Full definition
Consumer bankruptcy is governed by Part III of the Polish Bankruptcy Law of 28 February 2003. After the 2020 reform the procedure is pro-consumer — no longer requiring proof that insolvency arose "without fault". Steps: file at court (30 PLN fee), bankruptcy declaration, receiver appointment, creditor list and repayment plan. Court sets a 3-to-7-year plan based on the debtor's means — often symbolic amounts. Remaining debts are discharged on plan completion (with exceptions: alimony, fines, intentional-harm compensation). Consequences: asset loss (excluding basic items and protected income share), CEIDG/KRS entry, negative BIK history for 5 years after closure, restrictions on business activity. In 2024 Poland recorded roughly 20,000 consumer bankruptcies.
Concrete numeric example
Debtor with 180,000 PLN liabilities (3 loans + card + payday loans), income 3,200 PLN net (post healthcare). Court sets a 500 PLN/month plan for 5 years (30,000 PLN total). After 5 years the remaining 150,000 PLN is discharged.

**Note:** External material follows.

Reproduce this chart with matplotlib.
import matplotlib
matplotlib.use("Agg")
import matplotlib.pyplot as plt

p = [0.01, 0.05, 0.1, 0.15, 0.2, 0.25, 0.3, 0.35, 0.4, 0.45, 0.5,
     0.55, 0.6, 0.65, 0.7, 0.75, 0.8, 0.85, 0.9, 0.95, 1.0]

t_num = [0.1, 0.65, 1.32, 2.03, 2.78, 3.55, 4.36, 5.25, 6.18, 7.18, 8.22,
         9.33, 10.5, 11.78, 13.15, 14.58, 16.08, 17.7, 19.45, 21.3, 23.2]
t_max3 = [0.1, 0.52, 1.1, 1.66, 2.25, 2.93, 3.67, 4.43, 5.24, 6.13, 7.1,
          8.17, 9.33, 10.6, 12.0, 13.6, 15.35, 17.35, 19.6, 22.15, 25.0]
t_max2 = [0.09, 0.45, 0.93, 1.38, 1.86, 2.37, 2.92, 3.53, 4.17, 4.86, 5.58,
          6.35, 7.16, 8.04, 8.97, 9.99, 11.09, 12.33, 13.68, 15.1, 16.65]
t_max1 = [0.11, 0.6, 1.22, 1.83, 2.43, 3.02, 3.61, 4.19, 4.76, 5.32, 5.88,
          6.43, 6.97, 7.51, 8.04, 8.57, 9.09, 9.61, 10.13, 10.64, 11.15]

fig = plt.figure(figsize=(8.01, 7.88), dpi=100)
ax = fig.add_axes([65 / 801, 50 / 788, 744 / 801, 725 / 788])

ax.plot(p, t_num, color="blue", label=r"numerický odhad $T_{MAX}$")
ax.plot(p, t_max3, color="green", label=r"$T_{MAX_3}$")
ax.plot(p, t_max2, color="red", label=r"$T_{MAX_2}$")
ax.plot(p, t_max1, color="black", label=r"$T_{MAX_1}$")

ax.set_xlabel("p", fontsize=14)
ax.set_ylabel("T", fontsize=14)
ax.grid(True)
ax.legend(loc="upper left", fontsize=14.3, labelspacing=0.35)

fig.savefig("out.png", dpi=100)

Negative BIK for another 5 years after closure.
Related terms
KRD
Polish economic-information bureau that registers any overdue commercial debts — from telecom arrears to unpaid invoices.
BIK
The Polish credit bureau — central register of all loans, payday loans and credit cards held by Polish residents. Banks and licensed lenders are required to query BIK before every credit decision.
Debt consolidation
Merging several debts into one loan with a single — usually lower — instalment. Reduces monthly burden but typically extends the repayment term.